Novel genetic variant rs14004 is a candidate for gene expression regulation of HLA-DRB1 and HLA-DQB1.
A: Visualization of the portion of the genome that interacts with HLA-DRB1 and HLA-DQB1 (chr6: 32,100,000–33,100,000). ATAC-seq and CTCF, RAD21, STAT5, and TCF3 ChIP-seq raw read visualization (top panel). Cohesin (black) and H3K27ac (blue) HiChIP raw reads virtual 4C plots centered on the Notch 3’ UTR, rs14004, HLA-DRB1 TSS, HLA-DQB1 TSS, and rs9986640 (bottom panel). B: Schematic of the chromatin connectivity between the genetic variants and the genes as represented by the raw data for chr6: 32,100,000–33,100,000. C: Major (green) and minor (blue) allele frequencies from 1000 Genome Project for rs14004 and rs9986640. D: Primary whole blood RPKM values for NOTCH4, HLA-DRB1, and HLA-DQB1 of healthy and Type 1 Diabetes patients.
Fig 6.
IL2RA is a top pipeline identified candidate.
A: Visualization of the IL2RA component of interconnected pipeline genetic variant–regulatory element–gene trios (chr10: 5,765,000–6,355,000). B: Bipartite graph of the IL2RA component with gene and genetic variants as nodes and chromatin connections as edges. Node color indicates closeness centrality score with gold being most connected and purple being least connected nodes in the graph. Gene nodes are labeled, and genetic variant nodes are unlabeled. C: Bipartite graph of IL2RA component with gene and regulatory elements as nodes and chromatin connects as edges. Gene nodes are labeled and white. Regulatory element nodes are colored by type and labeled by the number of unique genetic variants contained in the regulatory element. The width of edges indicates connectivity strength as indicated by the number of unique HiChIP reads. D: Circos plot of the chromatin connectivity at 5 kb resolution in the IL2RA locus. The nodes are sections of the genome and the edges are the chromatin connectivity with the width indicating connectivity strength. An asterisk labels the starting (chr10: 5,765,000; green) and terminating (chr10: 6,355,000; gold) nodes of the plot. GM12878 (left panel) and Treg (right panel) pipeline trio contacts are visualized.
Fig 7.
rs61839660 identified as a candidate for gene expression regulation of IL2RA and IL15RA.
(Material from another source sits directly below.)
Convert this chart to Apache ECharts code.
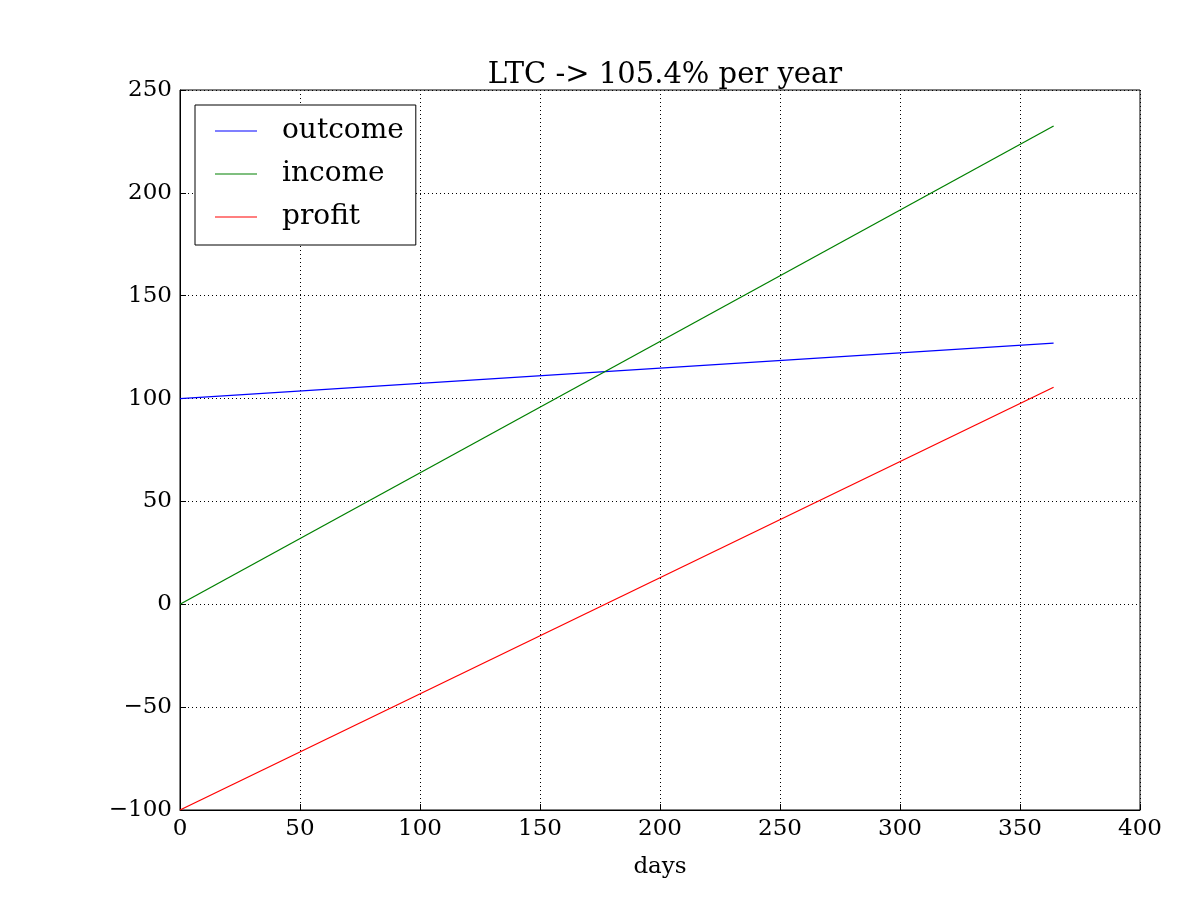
<!DOCTYPE html>
<html>
<head>
<meta charset="UTF-8">
<title>LTC</title>
<script src="https://cdn.jsdelivr.net/npm/echarts@6/dist/echarts.min.js"></script>
<style>
    html, body { margin: 0; padding: 0; background: #fff; }
    #chart { width: 1200px; height: 900px; }
</style>
</head>
<body>
<div id="chart"></div>
<script>
    // data
    const days = [0, 364];
    const outcome = [100, 127];
    const income = [0, 232.5];
    const profit = [-100, 105.5];

    const font = 'DejaVu Serif';
    const pair = (ys) => days.map((d, i) => [d, ys[i]]);
    const lineIcon = 'path://M0,0 L40,0 L40,1 L0,1 Z';

    let chart = echarts.init(document.getElementById('chart'));
    let option = {
        backgroundColor: '#fff',
        animation: false,
        title: {
            text: 'LTC -> 105.4% per year',
            left: 660,
            textAlign: 'center',
            top: 56,
            textStyle: { fontFamily: font, fontSize: 29, fontWeight: 'normal', color: '#000' }
        },
        grid: {
            left: 180, right: 60, top: 90, bottom: 90,
            show: true, borderColor: '#000', borderWidth: 1, backgroundColor: 'transparent'
        },
        legend: {
            left: 195, top: 105,
            orient: 'vertical',
            padding: [12, 12, 14, 20],
            itemGap: 15,
            itemWidth: 42, itemHeight: 1.5,
            icon: lineIcon,
            borderColor: '#000', borderWidth: 1, borderRadius: 0,
            backgroundColor: '#fff',
            textStyle: { fontFamily: font, fontSize: 28, color: '#000', padding: [0, 0, 0, 20] },
            data: ['outcome', 'income', 'profit']
        },
        xAxis: {
            type: 'value', min: 0, max: 400, interval: 50,
            name: 'days', nameLocation: 'middle', nameGap: 46,
            nameTextStyle: { fontFamily: font, fontSize: 23, color: '#000' },
            axisLine: { show: true, onZero: false, lineStyle: { color: '#000' } },
            axisTick: { inside: true, length: 6, lineStyle: { color: '#000' } },
            axisLabel: { fontFamily: font, fontSize: 23, color: '#000', margin: 8 },
            splitLine: { show: true, lineStyle: { color: '#000', type: [1, 3], width: 1 } }
        },
        yAxis: {
            type: 'value', min: -100, max: 250, interval: 50,
            axisLine: { show: true, onZero: false, lineStyle: { color: '#000' } },
            axisTick: { inside: true, length: 6, lineStyle: { color: '#000' } },
            axisLabel: {
                fontFamily: font, fontSize: 23, color: '#000', margin: 8,
                formatter: v => v < 0 ? '\u2212' + Math.abs(v) : String(v)
            },
            splitLine: { show: true, lineStyle: { color: '#000', type: [1, 3], width: 1 } }
        },
        series: [
            { name: 'outcome', type: 'line', data: pair(outcome), showSymbol: false, color: '#0000ff', lineStyle: { width: 1.3 } },
            { name: 'income', type: 'line', data: pair(income), showSymbol: false, color: '#008000', lineStyle: { width: 1.3 } },
            { name: 'profit', type: 'line', data: pair(profit), showSymbol: false, color: '#ff0000', lineStyle: { width: 1.3 } }
        ]
    };
    chart.setOption(option);
</script>
</body>
</html>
A: Visualization of the portion of the IL2RA gene regulatory network (chr10: 5,765,000–6,355,000). ATAC-seq and BCL11A, IKZF1, and STAT5 ChIP-seq raw read visualization (top panel). Cohesin (black) and H3K27ac (blue) HiChIP raw reads virtual 4C plots centered on the IL15RA TSS, IL2RA 3’ UTR, IL2RA TSS, rs61839660, and rs198390 (bottom panel). B: Schematic of the chromatin connectivity between the genetic variants and the genes as represented by the raw data for chr10: 5,765,000–6,355,000. C: Major (green) and minor (blue) allele frequencies from 1000 Genome Project for rs61839660, and rs1983900.